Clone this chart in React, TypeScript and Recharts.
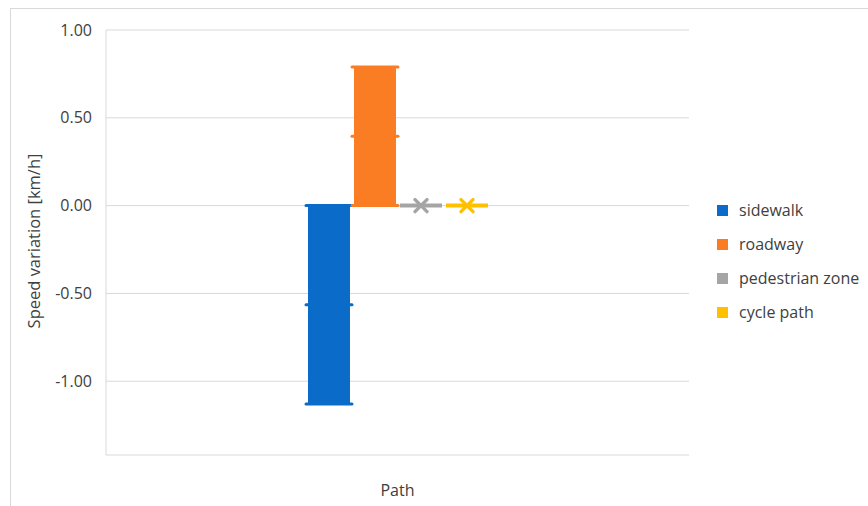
import { BarChart, Bar, XAxis, YAxis, CartesianGrid, Legend } from "recharts";

// values
const categories = ["Path"];
const seriesNames = ["sidewalk", "roadway", "pedestrian zone", "cycle path"];
const sidewalk = [-1.13];
const roadway = [0.79];
const pedestrianZone = [0];
const cyclePath = [0];
const yTicks = [-1, -0.5, 0, 0.5, 1];

const colors = ["#0a6cc8", "#fa7d24", "#a5a5a5", "#ffc000"];
const keys = ["sidewalk", "roadway", "pedestrianZone", "cyclePath"];
const FONT = "'Open Sans', sans-serif";

const data = categories.map((name, i) => ({
  name,
  sidewalk: sidewalk[i],
  roadway: roadway[i],
  pedestrianZone: pedestrianZone[i],
  cyclePath: cyclePath[i],
}));

// bar drawn like Excel thick-line marker style: body + caps, or flat line with an X for zero
const BarShape = (props: any) => {
  const { x, y, width, height, fill } = props;
  const top = Math.min(y, y + height);
  const h = Math.abs(height);
  if (h < 1) {
    const cx = x + width / 2;
    const s = 6;
    return (
      <g>
        <line x1={x} x2={x + width} y1={y} y2={y} stroke={fill} strokeWidth={4} />
        <line x1={cx - s} x2={cx + s} y1={y - s} y2={y + s} stroke={fill} strokeWidth={3.5} strokeLinecap="round" />
        <line x1={cx - s} x2={cx + s} y1={y + s} y2={y - s} stroke={fill} strokeWidth={3.5} strokeLinecap="round" />
      </g>
    );
  }
  const capY = [top, top + h / 2, top + h];
  return (
    <g>
      <rect x={x} y={top} width={width} height={h} fill={fill} />
      {capY.map((cy, i) => (
        <line key={i} x1={x - 2} x2={x + width + 2} y1={cy} y2={cy} stroke={fill} strokeWidth={3} strokeLinecap="round" />
      ))}
    </g>
  );
};

const LegendBox = (props: any) => {
  const items = [...(props.payload || [])].sort(
    (a: any, b: any) => seriesNames.indexOf(a.value) - seriesNames.indexOf(b.value)
  );
  return (
    <div style={{ fontFamily: FONT, fontSize: 16, color: "#404040" }}>
      {items.map((item: any) => (
        <div key={item.value} style={{ display: "flex", alignItems: "center", height: 34 }}>
          <span style={{ display: "inline-block", width: 11, height: 11, background: item.color, marginRight: 11 }} />
          {item.value}
        </div>
      ))}
    </div>
  );
};

export default function App() {
  return (
    <div style={{ position: "absolute", left: 0, top: 0, width: 868, height: 506, overflow: "hidden", background: "#fff" }}>
      <div style={{ position: "absolute", left: 10, top: 8, width: 900, height: 520, border: "1px solid #d9d9d9" }} />
      <div style={{ position: "absolute", left: 0, top: 0 }}>
        <BarChart
          width={868}
          height={506}
          data={data}
          margin={{ top: 30, right: 29, left: 0, bottom: 6 }}
          barSize={42}
          barGap={4}
        >
          <CartesianGrid vertical={false} stroke="#d9d9d9" />
          <XAxis
            dataKey="name"
            tick={false}
            axisLine={false}
            tickLine={false}
            height={45}
            label={{ value: "Path", position: "insideBottom", offset: 4, style: { fontFamily: FONT, fontSize: 16, fill: "#404040" } }}
          />
          <YAxis
            width={106}
            domain={[-1.42, 1]}
            ticks={yTicks}
            tickFormatter={(v: number) => v.toFixed(2)}
            tickSize={0}
            tickMargin={14}
            tickLine={false}
            axisLine={{ stroke: "#d9d9d9" }}
            tick={{ fontFamily: FONT, fontSize: 16, fill: "#404040" }}
            label={{
              content: () => (
                <text
                  x={33}
                  y={241}
                  transform="rotate(-90 33 241)"
                  textAnchor="middle"
                  dominantBaseline="central"
                  style={{ fontFamily: FONT, fontSize: 16.5, fill: "#404040" }}
                >
                  Speed variation [km/h]
                </text>
              ),
            }}
          />
          <Legend
            layout="vertical"
            align="right"
            verticalAlign="top"
            content={<LegendBox />}
            wrapperStyle={{ left: 717, top: 193, width: 150 }}
          />
          {keys.map((k, i) => (
            <Bar key={k} dataKey={k} name={seriesNames[i]} fill={colors[i]} shape={<BarShape />} isAnimationActive={false} />
          ))}
        </BarChart>
      </div>
    </div>
  );
}
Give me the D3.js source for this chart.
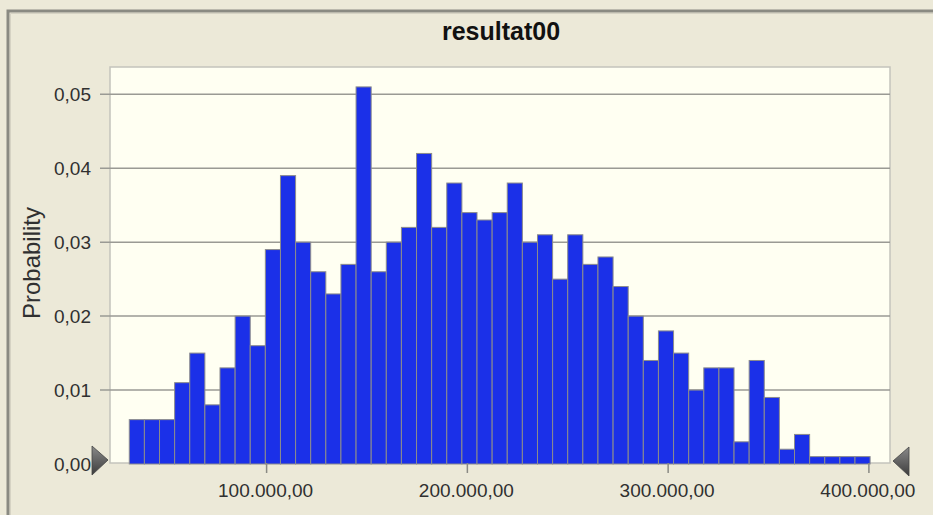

-.-.-

**What the task asks:** Omit pictures; set down the rest of the material word for word.

**Full solution:**
Clone this chart in React, TypeScript and Recharts.
import { BarChart, Bar, XAxis, YAxis, CartesianGrid, Legend } from "recharts";

// values
const categories = ["Path"];
const seriesNames = ["sidewalk", "roadway", "pedestrian zone", "cycle path"];
const sidewalk = [-1.13];
const roadway = [0.79];
const pedestrianZone = [0];
const cyclePath = [0];
const yTicks = [-1, -0.5, 0, 0.5, 1];

const colors = ["#0a6cc8", "#fa7d24", "#a5a5a5", "#ffc000"];
const keys = ["sidewalk", "roadway", "pedestrianZone", "cyclePath"];
const FONT = "'Open Sans', sans-serif";

const data = categories.map((name, i) => ({
  name,
  sidewalk: sidewalk[i],
  roadway: roadway[i],
  pedestrianZone: pedestrianZone[i],
  cyclePath: cyclePath[i],
}));

// bar drawn like Excel thick-line marker style: body + caps, or flat line with an X for zero
const BarShape = (props: any) => {
  const { x, y, width, height, fill } = props;
  const top = Math.min(y, y + height);
  const h = Math.abs(height);
  if (h < 1) {
    const cx = x + width / 2;
    const s = 6;
    return (
      <g>
        <line x1={x} x2={x + width} y1={y} y2={y} stroke={fill} strokeWidth={4} />
        <line x1={cx - s} x2={cx + s} y1={y - s} y2={y + s} stroke={fill} strokeWidth={3.5} strokeLinecap="round" />
        <line x1={cx - s} x2={cx + s} y1={y + s} y2={y - s} stroke={fill} strokeWidth={3.5} strokeLinecap="round" />
      </g>
    );
  }
  const capY = [top, top + h / 2, top + h];
  return (
    <g>
      <rect x={x} y={top} width={width} height={h} fill={fill} />
      {capY.map((cy, i) => (
        <line key={i} x1={x - 2} x2={x + width + 2} y1={cy} y2={cy} stroke={fill} strokeWidth={3} strokeLinecap="round" />
      ))}
    </g>
  );
};

const LegendBox = (props: any) => {
  const items = [...(props.payload || [])].sort(
    (a: any, b: any) => seriesNames.indexOf(a.value) - seriesNames.indexOf(b.value)
  );
  return (
    <div style={{ fontFamily: FONT, fontSize: 16, color: "#404040" }}>
      {items.map((item: any) => (
        <div key={item.value} style={{ display: "flex", alignItems: "center", height: 34 }}>
          <span style={{ display: "inline-block", width: 11, height: 11, background: item.color, marginRight: 11 }} />
          {item.value}
        </div>
      ))}
    </div>
  );
};

export default function App() {
  return (
    <div style={{ position: "absolute", left: 0, top: 0, width: 868, height: 506, overflow: "hidden", background: "#fff" }}>
      <div style={{ position: "absolute", left: 10, top: 8, width: 900, height: 520, border: "1px solid #d9d9d9" }} />
      <div style={{ position: "absolute", left: 0, top: 0 }}>
        <BarChart
          width={868}
          height={506}
          data={data}
          margin={{ top: 30, right: 29, left: 0, bottom: 6 }}
          barSize={42}
          barGap={4}
        >
          <CartesianGrid vertical={false} stroke="#d9d9d9" />
          <XAxis
            dataKey="name"
            tick={false}
            axisLine={false}
            tickLine={false}
            height={45}
            label={{ value: "Path", position: "insideBottom", offset: 4, style: { fontFamily: FONT, fontSize: 16, fill: "#404040" } }}
          />
          <YAxis
            width={106}
            domain={[-1.42, 1]}
            ticks={yTicks}
            tickFormatter={(v: number) => v.toFixed(2)}
            tickSize={0}
            tickMargin={14}
            tickLine={false}
            axisLine={{ stroke: "#d9d9d9" }}
            tick={{ fontFamily: FONT, fontSize: 16, fill: "#404040" }}
            label={{
              content: () => (
                <text
                  x={33}
                  y={241}
                  transform="rotate(-90 33 241)"
                  textAnchor="middle"
                  dominantBaseline="central"
                  style={{ fontFamily: FONT, fontSize: 16.5, fill: "#404040" }}
                >
                  Speed variation [km/h]
                </text>
              ),
            }}
          />
          <Legend
            layout="vertical"
            align="right"
            verticalAlign="top"
            content={<LegendBox />}
            wrapperStyle={{ left: 717, top: 193, width: 150 }}
          />
          {keys.map((k, i) => (
            <Bar key={k} dataKey={k} name={seriesNames[i]} fill={colors[i]} shape={<BarShape />} isAnimationActive={false} />
          ))}
        </BarChart>
      </div>
    </div>
  );
}
Give me the D3.js source for this chart.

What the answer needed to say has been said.